Set exercise
Only the lines from the start of the data through the line with "const vaccinationCutoff = 4;" belong in the copy. Restate them word for word, minus the pictures.

--- Data lines ---

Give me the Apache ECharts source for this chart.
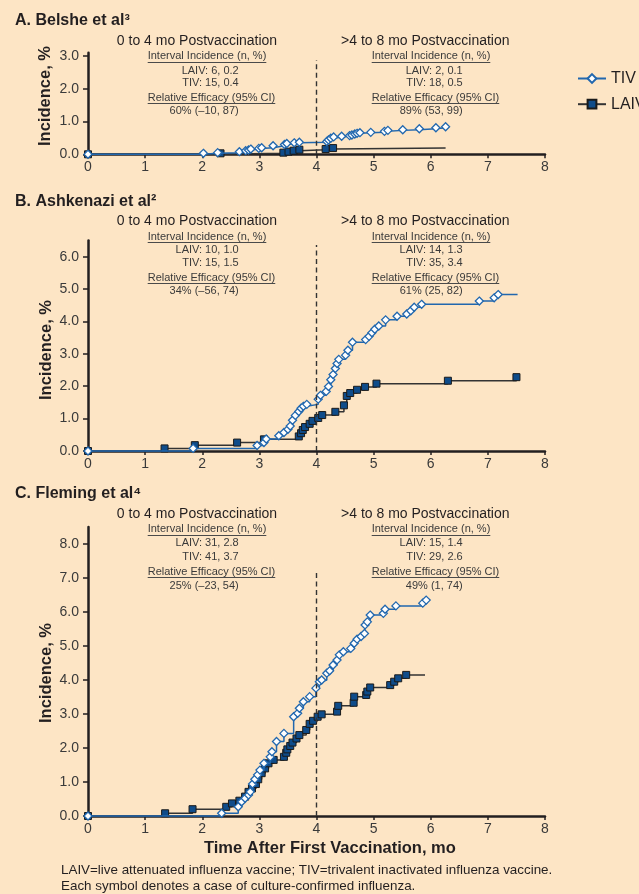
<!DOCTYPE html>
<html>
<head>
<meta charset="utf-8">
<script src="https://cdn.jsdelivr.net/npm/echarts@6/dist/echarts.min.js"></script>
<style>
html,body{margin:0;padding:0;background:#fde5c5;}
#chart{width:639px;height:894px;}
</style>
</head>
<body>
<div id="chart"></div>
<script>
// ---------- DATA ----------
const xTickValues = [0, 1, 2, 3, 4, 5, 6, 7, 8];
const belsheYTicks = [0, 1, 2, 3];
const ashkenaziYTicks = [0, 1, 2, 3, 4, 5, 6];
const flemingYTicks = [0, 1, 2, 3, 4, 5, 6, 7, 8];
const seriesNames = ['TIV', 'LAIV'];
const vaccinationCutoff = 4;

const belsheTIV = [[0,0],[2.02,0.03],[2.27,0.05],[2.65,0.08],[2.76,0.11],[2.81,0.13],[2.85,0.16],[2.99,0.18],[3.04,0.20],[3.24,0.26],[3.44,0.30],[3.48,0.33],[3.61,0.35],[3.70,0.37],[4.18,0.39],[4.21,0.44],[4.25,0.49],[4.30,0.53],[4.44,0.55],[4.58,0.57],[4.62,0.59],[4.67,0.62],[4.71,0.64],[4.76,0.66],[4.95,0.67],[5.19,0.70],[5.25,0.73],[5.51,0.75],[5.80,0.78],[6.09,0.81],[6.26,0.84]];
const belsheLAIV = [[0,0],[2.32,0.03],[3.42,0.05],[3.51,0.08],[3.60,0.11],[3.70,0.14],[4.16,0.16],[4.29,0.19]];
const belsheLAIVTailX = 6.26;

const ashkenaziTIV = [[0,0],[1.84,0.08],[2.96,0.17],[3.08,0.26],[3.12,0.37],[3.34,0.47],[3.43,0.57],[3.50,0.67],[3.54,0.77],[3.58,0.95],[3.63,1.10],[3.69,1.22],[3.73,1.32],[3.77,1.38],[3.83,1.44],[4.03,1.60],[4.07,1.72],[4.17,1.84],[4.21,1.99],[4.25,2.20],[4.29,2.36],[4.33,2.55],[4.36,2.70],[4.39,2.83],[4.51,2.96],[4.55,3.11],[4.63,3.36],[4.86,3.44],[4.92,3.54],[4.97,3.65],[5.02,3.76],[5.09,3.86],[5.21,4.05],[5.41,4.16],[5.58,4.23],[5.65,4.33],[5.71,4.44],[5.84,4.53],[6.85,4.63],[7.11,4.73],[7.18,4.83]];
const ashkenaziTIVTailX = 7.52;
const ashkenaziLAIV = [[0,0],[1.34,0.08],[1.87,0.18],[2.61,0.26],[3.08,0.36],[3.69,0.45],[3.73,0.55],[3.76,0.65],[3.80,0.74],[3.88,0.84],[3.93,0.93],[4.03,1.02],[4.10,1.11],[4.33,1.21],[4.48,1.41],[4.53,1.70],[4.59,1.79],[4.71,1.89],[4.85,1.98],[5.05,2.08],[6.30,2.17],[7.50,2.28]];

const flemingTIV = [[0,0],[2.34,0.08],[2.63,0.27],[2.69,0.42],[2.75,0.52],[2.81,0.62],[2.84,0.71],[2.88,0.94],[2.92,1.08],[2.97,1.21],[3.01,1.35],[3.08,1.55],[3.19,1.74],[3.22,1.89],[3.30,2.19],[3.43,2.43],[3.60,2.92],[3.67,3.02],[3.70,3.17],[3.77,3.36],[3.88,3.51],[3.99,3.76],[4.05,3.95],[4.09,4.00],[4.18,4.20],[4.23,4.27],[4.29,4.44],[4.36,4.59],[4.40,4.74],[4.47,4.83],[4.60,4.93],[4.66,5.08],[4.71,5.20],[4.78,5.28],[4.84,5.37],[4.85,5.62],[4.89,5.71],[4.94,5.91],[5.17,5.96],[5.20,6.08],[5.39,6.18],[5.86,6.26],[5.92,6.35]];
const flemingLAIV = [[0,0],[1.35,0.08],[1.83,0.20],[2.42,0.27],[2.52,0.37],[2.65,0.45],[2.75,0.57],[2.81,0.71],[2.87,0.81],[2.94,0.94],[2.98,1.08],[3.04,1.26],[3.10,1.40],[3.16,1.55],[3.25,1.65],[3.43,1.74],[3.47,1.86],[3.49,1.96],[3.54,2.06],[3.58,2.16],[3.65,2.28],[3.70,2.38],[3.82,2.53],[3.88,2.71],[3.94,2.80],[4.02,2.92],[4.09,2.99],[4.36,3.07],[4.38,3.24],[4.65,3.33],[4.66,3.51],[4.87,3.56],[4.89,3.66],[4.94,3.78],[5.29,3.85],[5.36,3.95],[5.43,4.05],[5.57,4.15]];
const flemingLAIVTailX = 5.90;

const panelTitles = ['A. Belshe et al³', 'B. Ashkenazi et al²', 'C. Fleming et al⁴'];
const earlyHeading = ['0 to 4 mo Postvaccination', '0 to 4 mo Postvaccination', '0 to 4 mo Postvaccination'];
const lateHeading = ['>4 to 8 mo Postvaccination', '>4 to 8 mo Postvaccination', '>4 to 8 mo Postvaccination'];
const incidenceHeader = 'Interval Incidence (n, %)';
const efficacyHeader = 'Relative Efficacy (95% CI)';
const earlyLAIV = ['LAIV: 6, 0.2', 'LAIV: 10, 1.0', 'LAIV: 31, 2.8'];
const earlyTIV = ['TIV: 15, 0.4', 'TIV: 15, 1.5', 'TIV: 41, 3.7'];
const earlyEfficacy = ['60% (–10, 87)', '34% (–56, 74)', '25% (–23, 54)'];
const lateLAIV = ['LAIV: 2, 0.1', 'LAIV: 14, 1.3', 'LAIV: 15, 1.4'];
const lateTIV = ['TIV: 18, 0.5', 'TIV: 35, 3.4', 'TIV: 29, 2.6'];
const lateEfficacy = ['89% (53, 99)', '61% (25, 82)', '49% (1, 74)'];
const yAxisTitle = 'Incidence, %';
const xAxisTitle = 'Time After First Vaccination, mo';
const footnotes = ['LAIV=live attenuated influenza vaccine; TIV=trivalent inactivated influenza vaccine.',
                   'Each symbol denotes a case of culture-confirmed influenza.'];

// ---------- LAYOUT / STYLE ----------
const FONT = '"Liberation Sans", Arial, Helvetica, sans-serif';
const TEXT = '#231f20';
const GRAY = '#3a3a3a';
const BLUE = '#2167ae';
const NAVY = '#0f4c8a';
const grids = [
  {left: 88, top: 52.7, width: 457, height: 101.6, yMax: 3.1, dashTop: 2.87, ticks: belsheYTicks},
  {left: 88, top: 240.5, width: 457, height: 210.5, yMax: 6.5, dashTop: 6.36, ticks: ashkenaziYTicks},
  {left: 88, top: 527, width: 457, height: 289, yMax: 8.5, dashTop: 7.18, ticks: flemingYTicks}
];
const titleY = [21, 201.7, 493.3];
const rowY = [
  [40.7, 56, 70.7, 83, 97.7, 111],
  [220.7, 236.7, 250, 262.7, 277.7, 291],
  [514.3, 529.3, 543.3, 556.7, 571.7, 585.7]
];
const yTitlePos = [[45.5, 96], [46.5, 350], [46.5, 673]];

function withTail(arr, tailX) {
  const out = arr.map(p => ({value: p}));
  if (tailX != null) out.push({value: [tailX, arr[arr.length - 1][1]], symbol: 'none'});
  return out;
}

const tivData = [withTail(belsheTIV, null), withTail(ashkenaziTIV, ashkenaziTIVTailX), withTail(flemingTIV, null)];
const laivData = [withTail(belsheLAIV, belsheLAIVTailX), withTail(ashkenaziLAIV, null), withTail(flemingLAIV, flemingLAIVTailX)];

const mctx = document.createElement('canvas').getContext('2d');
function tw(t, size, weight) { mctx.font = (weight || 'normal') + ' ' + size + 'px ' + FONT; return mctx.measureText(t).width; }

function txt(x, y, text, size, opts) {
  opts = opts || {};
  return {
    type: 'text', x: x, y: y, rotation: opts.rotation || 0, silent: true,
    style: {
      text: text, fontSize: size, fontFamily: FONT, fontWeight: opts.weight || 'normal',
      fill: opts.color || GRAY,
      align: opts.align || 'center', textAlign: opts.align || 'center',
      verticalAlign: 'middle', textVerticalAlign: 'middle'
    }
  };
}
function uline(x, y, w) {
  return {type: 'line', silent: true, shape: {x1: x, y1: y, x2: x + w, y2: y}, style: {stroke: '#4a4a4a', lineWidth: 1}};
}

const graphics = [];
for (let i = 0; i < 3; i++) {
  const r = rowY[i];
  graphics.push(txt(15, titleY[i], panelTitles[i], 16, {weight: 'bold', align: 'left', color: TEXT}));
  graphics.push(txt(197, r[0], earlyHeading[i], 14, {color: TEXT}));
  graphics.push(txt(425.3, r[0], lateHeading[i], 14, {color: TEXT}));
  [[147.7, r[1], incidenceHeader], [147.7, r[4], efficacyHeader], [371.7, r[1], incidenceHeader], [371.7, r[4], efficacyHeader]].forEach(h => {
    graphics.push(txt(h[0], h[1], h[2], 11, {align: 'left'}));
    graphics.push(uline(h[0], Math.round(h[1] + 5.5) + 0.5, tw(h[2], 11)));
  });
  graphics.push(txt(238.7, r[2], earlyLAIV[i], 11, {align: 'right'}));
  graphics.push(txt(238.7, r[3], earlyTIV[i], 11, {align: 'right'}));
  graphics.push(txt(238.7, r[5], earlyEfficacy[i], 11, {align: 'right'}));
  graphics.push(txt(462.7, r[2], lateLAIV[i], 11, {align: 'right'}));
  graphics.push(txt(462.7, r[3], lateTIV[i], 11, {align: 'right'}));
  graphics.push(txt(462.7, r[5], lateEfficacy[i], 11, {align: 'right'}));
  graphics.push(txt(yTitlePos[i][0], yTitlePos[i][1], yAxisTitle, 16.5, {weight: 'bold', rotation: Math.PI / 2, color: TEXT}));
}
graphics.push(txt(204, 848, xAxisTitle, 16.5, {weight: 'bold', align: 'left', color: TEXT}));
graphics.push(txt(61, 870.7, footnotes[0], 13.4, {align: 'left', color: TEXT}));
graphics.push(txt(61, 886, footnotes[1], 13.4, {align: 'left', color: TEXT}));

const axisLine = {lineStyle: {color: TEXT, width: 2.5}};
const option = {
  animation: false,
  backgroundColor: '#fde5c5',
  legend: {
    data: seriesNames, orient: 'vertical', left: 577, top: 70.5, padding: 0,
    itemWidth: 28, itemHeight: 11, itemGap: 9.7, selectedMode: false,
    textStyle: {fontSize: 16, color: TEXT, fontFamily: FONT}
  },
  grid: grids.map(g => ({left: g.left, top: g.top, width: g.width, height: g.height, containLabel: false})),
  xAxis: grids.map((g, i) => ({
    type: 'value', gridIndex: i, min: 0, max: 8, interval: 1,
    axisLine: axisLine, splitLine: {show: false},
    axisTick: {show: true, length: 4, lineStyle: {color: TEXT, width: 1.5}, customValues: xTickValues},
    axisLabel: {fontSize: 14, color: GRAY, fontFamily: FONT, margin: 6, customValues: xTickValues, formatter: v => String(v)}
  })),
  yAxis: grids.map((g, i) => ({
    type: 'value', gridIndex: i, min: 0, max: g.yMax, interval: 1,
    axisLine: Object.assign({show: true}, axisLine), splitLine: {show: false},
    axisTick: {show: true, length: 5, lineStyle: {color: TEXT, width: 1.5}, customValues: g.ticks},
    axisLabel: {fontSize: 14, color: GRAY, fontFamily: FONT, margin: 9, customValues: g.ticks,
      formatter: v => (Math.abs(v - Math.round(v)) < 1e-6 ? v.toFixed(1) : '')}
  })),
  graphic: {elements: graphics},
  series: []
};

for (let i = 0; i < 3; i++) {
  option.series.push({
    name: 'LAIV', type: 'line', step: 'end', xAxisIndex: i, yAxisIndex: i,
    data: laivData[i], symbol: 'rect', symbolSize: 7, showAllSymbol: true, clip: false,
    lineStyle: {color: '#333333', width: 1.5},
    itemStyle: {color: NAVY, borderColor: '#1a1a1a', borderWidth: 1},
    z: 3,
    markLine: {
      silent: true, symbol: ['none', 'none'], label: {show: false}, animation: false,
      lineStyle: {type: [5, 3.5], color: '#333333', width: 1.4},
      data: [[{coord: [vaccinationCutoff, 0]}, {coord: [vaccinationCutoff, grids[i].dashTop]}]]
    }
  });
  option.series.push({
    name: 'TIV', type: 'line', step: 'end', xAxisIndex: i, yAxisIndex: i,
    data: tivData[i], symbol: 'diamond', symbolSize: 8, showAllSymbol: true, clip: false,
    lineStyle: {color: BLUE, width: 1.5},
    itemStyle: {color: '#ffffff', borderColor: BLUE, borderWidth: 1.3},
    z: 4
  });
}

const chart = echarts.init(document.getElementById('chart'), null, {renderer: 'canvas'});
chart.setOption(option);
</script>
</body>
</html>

---

Solution to this exercise
Give me the Apache ECharts source for this chart.
<!DOCTYPE html>
<html>
<head>
<meta charset="utf-8">
<script src="https://cdn.jsdelivr.net/npm/echarts@6/dist/echarts.min.js"></script>
<style>
html,body{margin:0;padding:0;background:#fde5c5;}
#chart{width:639px;height:894px;}
</style>
</head>
<body>
<div id="chart"></div>
<script>
// ---------- DATA ----------
const xTickValues = [0, 1, 2, 3, 4, 5, 6, 7, 8];
const belsheYTicks = [0, 1, 2, 3];
const ashkenaziYTicks = [0, 1, 2, 3, 4, 5, 6];
const flemingYTicks = [0, 1, 2, 3, 4, 5, 6, 7, 8];
const seriesNames = ['TIV', 'LAIV'];
const vaccinationCutoff = 4;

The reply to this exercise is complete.